= Problem requirements =
Repeat the lines exactly from the line that contains "Output the web" through the line that contains "const preLo = [-0.030, -0.089, -0.097, -0.099, -0.145];"; leave images out and add nothing.

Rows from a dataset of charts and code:
_ _ _ _ _

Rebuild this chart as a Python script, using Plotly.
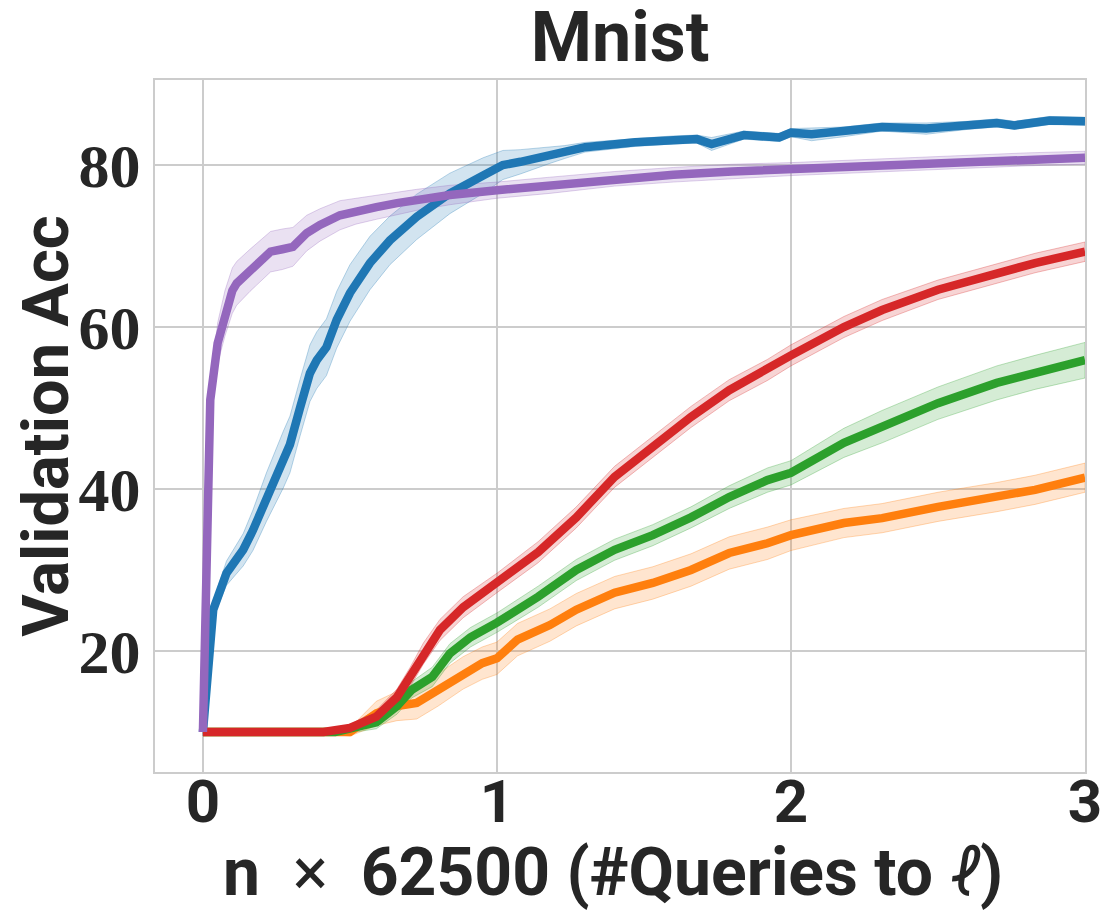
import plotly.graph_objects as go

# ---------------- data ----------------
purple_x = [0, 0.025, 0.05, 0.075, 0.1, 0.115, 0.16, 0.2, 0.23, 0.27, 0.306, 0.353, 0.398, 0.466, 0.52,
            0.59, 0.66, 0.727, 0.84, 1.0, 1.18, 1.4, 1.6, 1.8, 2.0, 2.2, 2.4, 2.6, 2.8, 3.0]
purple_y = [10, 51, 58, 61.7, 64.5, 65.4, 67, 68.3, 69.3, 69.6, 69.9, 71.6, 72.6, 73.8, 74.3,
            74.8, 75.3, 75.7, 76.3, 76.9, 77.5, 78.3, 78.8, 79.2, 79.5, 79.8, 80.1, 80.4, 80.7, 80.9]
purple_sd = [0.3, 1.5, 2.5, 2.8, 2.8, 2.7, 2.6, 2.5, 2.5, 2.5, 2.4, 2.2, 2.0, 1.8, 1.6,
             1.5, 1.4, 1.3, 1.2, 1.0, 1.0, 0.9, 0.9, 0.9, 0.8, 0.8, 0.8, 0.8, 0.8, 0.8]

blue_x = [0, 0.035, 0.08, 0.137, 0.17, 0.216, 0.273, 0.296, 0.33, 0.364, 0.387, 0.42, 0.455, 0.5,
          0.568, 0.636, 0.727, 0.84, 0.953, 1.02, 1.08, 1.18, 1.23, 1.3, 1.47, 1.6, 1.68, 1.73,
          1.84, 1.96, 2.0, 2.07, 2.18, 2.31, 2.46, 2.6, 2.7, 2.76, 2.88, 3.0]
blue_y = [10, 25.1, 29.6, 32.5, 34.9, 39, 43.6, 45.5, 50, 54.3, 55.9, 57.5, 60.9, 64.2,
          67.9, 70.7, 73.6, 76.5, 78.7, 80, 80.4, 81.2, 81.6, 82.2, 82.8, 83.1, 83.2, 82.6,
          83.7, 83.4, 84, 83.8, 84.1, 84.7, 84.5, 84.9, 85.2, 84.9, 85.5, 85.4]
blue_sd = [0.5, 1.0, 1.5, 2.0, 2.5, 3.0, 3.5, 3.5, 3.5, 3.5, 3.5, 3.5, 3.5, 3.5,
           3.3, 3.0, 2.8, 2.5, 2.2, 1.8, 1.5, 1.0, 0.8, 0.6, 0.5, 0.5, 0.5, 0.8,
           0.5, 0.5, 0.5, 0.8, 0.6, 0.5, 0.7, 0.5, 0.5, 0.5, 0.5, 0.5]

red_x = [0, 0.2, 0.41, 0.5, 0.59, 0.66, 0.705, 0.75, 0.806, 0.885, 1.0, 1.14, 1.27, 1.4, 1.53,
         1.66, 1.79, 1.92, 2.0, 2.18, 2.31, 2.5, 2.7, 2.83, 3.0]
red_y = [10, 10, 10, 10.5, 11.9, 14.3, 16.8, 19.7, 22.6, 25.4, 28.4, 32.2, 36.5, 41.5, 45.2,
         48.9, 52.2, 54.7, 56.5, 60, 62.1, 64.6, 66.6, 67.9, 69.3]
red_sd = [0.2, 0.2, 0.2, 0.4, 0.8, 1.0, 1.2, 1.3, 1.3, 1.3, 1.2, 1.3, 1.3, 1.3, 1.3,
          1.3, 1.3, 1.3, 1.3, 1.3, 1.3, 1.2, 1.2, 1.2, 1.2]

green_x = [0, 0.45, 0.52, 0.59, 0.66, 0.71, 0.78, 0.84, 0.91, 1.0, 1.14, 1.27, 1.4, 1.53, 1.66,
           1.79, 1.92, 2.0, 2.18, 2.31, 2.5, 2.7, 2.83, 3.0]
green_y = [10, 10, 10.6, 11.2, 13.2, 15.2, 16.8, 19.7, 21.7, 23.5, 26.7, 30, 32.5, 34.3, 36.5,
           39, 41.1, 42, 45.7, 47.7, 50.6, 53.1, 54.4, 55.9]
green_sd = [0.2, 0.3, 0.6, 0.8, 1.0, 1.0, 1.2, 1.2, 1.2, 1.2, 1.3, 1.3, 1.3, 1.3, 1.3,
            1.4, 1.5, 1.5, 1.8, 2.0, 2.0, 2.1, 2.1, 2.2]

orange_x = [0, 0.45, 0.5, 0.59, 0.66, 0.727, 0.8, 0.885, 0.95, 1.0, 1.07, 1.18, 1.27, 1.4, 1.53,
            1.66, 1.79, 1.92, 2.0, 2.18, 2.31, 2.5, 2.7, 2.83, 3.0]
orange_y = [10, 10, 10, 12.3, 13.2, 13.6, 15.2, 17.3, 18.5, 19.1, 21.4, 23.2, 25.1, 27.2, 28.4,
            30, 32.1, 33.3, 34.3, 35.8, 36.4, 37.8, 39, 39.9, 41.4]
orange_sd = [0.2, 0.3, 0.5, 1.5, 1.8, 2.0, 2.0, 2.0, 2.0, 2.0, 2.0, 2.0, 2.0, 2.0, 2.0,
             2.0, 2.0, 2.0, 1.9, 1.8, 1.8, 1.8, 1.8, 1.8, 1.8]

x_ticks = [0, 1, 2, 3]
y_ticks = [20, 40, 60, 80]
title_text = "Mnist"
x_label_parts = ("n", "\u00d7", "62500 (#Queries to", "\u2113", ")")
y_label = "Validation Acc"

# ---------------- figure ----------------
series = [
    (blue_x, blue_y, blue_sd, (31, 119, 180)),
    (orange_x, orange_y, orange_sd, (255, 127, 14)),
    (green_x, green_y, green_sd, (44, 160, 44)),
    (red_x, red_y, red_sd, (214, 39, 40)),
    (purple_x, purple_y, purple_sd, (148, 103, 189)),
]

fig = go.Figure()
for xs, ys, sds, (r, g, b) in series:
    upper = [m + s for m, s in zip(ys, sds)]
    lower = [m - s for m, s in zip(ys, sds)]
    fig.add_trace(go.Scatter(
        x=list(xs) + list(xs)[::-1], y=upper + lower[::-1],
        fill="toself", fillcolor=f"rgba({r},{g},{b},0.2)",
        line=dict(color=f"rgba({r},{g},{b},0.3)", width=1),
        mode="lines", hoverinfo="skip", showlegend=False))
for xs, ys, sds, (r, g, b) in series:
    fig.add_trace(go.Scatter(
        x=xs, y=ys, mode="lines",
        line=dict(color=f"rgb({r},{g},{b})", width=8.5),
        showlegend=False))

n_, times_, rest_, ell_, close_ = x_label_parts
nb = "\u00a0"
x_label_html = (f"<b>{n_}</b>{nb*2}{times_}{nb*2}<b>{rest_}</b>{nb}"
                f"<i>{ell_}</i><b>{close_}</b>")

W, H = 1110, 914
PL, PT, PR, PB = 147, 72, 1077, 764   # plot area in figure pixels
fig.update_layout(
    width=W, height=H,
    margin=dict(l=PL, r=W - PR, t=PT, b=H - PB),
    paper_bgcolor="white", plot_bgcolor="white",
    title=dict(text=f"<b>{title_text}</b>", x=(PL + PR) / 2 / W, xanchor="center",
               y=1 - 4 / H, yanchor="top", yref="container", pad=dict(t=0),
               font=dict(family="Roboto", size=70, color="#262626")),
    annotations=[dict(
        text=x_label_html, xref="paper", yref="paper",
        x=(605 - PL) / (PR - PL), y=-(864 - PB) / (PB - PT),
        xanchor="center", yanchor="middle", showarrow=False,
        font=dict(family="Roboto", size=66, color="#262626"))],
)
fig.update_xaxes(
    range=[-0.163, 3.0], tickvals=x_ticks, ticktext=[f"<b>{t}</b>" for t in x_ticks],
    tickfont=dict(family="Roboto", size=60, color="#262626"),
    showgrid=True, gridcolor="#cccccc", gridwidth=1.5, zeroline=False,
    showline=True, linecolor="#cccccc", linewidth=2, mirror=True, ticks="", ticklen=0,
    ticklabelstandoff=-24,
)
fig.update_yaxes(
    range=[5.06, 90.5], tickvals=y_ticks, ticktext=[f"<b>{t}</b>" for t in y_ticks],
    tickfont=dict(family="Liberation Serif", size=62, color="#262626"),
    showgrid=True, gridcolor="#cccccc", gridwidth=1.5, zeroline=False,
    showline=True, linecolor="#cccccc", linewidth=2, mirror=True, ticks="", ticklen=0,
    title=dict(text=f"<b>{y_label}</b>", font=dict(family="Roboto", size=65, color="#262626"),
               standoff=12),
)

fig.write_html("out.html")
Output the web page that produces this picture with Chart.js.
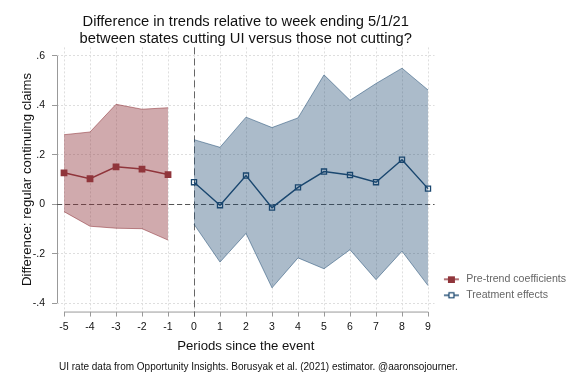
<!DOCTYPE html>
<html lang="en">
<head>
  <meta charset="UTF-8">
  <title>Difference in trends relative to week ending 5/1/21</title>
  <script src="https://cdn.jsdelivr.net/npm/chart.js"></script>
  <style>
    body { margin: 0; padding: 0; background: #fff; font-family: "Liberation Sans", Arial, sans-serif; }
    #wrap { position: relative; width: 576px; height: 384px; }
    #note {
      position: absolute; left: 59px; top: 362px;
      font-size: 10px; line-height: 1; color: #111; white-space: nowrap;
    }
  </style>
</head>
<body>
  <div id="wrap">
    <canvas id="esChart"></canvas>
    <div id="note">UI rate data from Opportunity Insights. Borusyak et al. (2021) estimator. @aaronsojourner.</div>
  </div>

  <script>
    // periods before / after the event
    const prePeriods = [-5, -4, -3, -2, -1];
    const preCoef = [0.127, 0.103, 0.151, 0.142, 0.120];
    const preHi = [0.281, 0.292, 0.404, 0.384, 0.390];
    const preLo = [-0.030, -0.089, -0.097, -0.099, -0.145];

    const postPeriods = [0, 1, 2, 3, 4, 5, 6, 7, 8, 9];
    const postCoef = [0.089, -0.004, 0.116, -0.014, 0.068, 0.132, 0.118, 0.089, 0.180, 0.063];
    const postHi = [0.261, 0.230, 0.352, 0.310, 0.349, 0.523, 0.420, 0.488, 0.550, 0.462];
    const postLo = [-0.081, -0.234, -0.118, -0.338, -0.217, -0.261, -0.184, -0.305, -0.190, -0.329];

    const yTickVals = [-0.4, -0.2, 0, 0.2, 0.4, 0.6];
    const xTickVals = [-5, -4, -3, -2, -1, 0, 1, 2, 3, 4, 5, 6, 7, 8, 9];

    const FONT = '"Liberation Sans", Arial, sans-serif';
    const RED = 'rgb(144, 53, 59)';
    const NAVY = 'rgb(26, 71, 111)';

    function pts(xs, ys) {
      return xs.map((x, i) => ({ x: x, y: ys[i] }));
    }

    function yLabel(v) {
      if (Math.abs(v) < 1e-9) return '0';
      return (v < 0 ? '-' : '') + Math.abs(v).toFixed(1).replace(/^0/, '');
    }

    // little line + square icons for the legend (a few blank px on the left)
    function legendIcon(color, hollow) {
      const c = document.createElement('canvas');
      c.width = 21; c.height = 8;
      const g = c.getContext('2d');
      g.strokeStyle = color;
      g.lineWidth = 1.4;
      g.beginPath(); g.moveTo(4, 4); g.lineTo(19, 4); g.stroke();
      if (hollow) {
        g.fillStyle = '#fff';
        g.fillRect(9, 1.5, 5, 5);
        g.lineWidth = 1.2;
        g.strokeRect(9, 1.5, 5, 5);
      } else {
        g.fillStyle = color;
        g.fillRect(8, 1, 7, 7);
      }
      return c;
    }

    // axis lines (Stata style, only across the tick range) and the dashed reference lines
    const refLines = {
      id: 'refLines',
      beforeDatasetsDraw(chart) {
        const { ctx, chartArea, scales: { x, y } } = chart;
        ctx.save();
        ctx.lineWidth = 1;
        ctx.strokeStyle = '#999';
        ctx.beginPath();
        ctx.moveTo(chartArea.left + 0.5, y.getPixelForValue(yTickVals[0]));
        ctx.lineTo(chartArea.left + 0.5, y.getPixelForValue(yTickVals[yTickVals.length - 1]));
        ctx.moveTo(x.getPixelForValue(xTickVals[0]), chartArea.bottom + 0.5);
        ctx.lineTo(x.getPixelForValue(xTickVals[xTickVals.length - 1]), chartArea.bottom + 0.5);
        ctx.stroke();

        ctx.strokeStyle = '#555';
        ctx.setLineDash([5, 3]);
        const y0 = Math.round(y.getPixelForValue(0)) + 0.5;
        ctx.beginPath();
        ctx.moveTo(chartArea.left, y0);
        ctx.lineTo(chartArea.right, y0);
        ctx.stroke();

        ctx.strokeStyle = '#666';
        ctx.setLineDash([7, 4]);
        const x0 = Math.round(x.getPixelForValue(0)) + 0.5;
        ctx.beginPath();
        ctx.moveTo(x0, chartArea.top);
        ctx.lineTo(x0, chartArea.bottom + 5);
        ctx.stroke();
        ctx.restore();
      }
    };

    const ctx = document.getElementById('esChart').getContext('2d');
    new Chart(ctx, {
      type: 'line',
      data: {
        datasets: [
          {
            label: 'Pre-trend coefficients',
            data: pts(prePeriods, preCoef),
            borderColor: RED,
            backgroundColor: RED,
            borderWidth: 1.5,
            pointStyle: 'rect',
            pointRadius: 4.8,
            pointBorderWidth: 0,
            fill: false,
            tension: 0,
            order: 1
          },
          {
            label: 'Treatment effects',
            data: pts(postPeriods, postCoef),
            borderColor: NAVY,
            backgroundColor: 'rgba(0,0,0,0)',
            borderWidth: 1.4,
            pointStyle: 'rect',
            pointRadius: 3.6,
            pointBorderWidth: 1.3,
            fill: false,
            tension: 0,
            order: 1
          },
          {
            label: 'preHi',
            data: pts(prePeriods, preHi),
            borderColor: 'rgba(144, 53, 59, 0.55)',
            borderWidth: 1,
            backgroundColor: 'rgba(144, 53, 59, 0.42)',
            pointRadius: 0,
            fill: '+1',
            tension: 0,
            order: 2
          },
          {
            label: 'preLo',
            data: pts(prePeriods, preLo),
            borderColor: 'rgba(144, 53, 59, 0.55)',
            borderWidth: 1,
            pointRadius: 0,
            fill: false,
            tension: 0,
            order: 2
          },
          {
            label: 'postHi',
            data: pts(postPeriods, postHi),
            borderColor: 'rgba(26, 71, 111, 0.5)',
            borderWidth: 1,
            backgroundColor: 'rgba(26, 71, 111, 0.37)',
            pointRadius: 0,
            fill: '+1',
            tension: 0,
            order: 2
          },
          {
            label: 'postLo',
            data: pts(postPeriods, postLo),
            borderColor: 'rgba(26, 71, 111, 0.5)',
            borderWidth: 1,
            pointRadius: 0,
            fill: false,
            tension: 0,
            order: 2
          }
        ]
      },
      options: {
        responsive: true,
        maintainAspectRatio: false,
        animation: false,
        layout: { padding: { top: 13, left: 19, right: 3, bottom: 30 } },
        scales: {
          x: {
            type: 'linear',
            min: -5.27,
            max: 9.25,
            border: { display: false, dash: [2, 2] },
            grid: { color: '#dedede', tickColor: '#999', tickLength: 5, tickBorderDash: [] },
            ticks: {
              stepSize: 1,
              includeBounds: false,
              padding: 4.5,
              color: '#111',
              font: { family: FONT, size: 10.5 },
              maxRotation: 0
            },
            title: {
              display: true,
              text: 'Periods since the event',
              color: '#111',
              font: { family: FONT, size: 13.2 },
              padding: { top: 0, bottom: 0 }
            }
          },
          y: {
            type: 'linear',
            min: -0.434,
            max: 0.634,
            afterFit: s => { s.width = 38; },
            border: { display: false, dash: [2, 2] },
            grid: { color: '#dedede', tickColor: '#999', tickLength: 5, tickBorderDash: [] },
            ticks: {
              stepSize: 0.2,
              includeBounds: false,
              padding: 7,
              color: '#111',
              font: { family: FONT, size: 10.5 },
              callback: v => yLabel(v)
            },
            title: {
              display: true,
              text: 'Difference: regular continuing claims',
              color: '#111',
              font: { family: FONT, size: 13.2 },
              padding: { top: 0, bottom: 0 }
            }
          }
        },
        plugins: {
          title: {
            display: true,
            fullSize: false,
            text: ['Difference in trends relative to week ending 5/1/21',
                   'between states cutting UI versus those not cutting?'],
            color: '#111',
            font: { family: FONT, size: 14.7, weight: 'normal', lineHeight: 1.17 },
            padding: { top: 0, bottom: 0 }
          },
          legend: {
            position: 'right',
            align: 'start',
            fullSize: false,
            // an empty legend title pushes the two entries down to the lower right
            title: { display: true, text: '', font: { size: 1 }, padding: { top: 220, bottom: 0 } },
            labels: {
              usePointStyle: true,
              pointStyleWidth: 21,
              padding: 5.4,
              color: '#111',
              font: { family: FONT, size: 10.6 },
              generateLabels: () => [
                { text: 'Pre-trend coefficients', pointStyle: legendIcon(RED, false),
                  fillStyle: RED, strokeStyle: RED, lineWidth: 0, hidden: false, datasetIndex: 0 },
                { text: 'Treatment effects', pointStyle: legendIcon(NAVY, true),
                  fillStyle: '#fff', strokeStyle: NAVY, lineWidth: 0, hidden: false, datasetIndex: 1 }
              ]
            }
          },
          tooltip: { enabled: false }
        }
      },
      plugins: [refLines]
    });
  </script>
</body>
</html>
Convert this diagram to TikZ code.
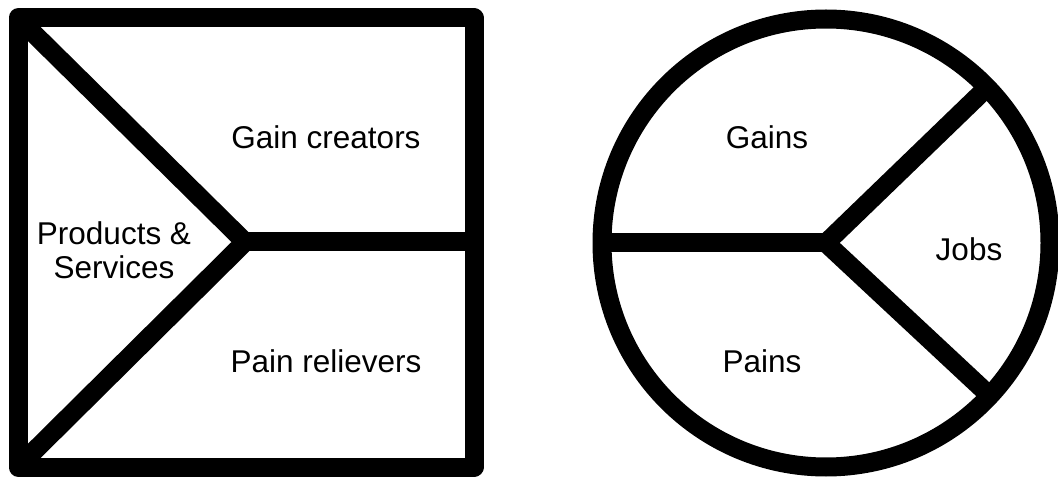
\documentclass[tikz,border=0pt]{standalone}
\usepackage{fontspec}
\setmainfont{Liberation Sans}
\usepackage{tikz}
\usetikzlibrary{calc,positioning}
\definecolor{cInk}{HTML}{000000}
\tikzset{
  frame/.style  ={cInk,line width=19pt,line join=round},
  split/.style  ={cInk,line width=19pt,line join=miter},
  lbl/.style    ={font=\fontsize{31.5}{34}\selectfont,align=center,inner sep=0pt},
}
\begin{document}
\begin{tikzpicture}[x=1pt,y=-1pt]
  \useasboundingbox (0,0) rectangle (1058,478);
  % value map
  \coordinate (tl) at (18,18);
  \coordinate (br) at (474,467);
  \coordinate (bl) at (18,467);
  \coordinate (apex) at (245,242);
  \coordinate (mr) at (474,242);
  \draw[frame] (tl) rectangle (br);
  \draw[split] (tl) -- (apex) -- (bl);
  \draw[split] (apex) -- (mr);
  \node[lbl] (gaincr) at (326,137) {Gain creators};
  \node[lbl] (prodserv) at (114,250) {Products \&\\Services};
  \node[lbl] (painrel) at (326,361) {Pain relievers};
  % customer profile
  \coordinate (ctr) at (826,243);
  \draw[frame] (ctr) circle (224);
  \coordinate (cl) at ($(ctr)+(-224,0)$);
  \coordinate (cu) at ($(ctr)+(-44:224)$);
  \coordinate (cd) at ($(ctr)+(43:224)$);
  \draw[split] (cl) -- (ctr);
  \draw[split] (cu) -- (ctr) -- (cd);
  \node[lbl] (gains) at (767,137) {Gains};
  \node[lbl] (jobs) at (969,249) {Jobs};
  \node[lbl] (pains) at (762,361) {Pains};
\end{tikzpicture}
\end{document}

_ _ _ _ _

= Solution to this task =
Output the web page that produces this picture with Chart.js.
<!DOCTYPE html>
<html lang="en">
<head>
  <meta charset="UTF-8">
  <title>Difference in trends relative to week ending 5/1/21</title>
  <script src="https://cdn.jsdelivr.net/npm/chart.js"></script>
  <style>
    body { margin: 0; padding: 0; background: #fff; font-family: "Liberation Sans", Arial, sans-serif; }
    #wrap { position: relative; width: 576px; height: 384px; }
    #note {
      position: absolute; left: 59px; top: 362px;
      font-size: 10px; line-height: 1; color: #111; white-space: nowrap;
    }
  </style>
</head>
<body>
  <div id="wrap">
    <canvas id="esChart"></canvas>
    <div id="note">UI rate data from Opportunity Insights. Borusyak et al. (2021) estimator. @aaronsojourner.</div>
  </div>

  <script>
    // periods before / after the event
    const prePeriods = [-5, -4, -3, -2, -1];
    const preCoef = [0.127, 0.103, 0.151, 0.142, 0.120];
    const preHi = [0.281, 0.292, 0.404, 0.384, 0.390];
    const preLo = [-0.030, -0.089, -0.097, -0.099, -0.145];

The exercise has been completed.